We don't think it gets better than middle eastern spices and flavorings when it comes to fire grilled chicken. This wet marinade is sweet, zesty and herb focused. The picture below was a skin-on split chicken breast still on the bone, but this will work with any cut. The focus is za'atar, which in this case refers to a spice and herb combination (toasted sesame seeds, roasted thyme and other pungent herbs combined with the brightness from the sumac.
) you can find at spice shops and possible your local market.
Ingredients (serves 2)
2 chicken breasts
1 Tbsp mayo
1 Tsp honey
2 Tbsp - Oil (Avocado, grape-seed, olive oil, etc.)
1/2 cup - za'atar spice rub
1/4 cup - sumac
1 Tsp - ground nutmeg
1 Tbsp- Sweet Paprika
1 Tsp - Salt - but check whether the mix has salt and adjust accordingly.
Optional: 2 Tbsp ground pistachio nuts
Optional: ground cayenne pepper, aleppo pepper, ground tellicherry peppers
Steps
Always take safety precautions when working with raw chicken. This recipe works best if allowed to sit in the marinade (refrigerated) for at least 8 hours, but it can also be prepared as a quick wet rub before cooking.
When marinating in the refrigerator, be sure to use an air tight bowl, or place the chicken in a ziploc inside of a larger bowl to avoid any spilling. Disinfect the prep surfaces when finished.
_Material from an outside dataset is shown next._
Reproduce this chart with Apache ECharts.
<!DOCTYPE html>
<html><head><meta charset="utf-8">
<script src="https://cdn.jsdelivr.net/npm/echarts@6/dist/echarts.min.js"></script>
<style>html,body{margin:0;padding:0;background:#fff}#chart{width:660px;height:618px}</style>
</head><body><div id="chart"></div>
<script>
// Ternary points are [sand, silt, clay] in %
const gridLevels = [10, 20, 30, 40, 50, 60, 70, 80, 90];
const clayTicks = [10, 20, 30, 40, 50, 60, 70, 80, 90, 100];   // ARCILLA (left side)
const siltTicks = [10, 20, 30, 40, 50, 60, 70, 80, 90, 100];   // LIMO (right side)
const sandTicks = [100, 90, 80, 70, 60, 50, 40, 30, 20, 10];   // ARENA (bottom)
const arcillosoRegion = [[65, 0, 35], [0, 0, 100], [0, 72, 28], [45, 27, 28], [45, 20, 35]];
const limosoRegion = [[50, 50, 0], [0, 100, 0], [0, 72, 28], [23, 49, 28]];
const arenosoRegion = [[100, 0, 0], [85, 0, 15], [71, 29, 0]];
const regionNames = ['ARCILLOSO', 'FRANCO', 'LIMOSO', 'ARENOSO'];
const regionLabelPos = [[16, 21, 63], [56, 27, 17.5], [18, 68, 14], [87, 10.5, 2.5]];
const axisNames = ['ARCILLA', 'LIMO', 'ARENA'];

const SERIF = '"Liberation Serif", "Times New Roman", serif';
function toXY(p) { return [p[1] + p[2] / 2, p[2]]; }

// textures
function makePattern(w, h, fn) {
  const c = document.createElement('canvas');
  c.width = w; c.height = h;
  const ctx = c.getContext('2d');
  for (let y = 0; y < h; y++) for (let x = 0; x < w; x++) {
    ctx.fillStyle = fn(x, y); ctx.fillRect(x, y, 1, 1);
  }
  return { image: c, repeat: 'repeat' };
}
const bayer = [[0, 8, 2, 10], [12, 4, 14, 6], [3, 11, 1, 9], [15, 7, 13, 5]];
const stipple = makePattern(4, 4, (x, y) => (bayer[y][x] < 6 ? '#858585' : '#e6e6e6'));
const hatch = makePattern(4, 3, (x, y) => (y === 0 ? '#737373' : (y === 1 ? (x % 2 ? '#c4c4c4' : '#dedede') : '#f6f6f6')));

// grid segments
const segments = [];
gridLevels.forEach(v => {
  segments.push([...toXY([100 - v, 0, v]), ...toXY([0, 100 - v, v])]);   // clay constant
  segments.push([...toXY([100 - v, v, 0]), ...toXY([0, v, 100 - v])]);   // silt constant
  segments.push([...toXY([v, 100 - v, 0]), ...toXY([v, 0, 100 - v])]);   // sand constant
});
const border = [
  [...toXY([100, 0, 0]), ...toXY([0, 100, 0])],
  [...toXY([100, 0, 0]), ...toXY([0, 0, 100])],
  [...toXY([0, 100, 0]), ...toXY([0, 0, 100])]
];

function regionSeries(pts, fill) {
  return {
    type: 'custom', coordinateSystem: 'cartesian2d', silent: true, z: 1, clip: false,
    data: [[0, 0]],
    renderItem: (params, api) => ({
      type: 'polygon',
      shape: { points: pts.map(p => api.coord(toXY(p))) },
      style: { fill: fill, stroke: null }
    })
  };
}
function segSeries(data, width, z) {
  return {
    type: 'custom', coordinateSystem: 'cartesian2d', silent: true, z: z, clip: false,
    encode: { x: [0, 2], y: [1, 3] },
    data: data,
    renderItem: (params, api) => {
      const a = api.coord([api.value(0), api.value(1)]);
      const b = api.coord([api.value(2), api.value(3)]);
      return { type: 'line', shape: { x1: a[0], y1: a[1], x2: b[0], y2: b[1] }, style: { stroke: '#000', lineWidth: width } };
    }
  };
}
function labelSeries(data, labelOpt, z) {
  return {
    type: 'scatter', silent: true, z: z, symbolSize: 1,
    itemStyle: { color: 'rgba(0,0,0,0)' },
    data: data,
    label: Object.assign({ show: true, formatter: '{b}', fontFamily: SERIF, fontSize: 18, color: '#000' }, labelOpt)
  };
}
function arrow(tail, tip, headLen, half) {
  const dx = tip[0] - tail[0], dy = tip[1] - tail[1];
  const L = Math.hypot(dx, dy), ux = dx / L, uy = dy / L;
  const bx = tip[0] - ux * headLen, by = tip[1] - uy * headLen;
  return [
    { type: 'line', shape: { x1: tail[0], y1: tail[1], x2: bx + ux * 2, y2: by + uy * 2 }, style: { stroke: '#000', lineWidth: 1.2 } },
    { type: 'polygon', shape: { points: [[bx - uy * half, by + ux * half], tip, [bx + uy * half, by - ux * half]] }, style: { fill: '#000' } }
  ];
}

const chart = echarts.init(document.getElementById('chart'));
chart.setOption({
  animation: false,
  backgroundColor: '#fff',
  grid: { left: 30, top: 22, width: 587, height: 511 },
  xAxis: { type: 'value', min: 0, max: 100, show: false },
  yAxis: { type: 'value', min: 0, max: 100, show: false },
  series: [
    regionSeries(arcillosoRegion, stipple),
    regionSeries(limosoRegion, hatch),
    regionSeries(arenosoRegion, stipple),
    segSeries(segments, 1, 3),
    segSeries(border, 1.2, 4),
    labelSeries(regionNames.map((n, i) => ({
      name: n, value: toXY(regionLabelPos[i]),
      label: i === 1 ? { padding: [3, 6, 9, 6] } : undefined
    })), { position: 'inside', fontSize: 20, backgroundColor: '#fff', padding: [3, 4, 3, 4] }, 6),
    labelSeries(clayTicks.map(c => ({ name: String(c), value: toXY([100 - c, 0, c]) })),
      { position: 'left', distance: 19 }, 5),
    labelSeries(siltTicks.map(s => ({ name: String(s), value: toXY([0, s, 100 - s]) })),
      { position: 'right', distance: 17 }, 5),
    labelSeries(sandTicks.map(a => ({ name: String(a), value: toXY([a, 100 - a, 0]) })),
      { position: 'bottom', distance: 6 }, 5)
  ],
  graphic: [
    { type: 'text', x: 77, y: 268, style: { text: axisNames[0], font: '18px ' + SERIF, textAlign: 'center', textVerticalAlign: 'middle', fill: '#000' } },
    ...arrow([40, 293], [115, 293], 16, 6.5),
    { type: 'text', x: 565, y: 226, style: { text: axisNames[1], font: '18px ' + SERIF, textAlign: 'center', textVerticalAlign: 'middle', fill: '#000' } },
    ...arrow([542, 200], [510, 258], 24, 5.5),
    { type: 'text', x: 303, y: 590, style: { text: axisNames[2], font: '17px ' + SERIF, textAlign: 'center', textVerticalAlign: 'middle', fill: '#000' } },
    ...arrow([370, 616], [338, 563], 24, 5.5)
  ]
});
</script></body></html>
Start with the wet ingredients in a bowl, then add spices and stir into a paste. You want to ensure coverage of the whole chicken surfaces, so add more liquid and za'atar if you're running short. Add the wet rub to the chicken, incorporate it evenly, and let sit for up to 24hrs refrigerated. When preparing to cook the chicken, remove any globs of marinade, but do not wipe off the marinade. Heat up your grill or cooking surface before adding the chicken to ensure it doesn't stick. Add more oil to the chicken or your cooking surface if needed.
Serve with:
Couscous, Rice, Potatoes, Salads, Tabbouli, Tahini, and more!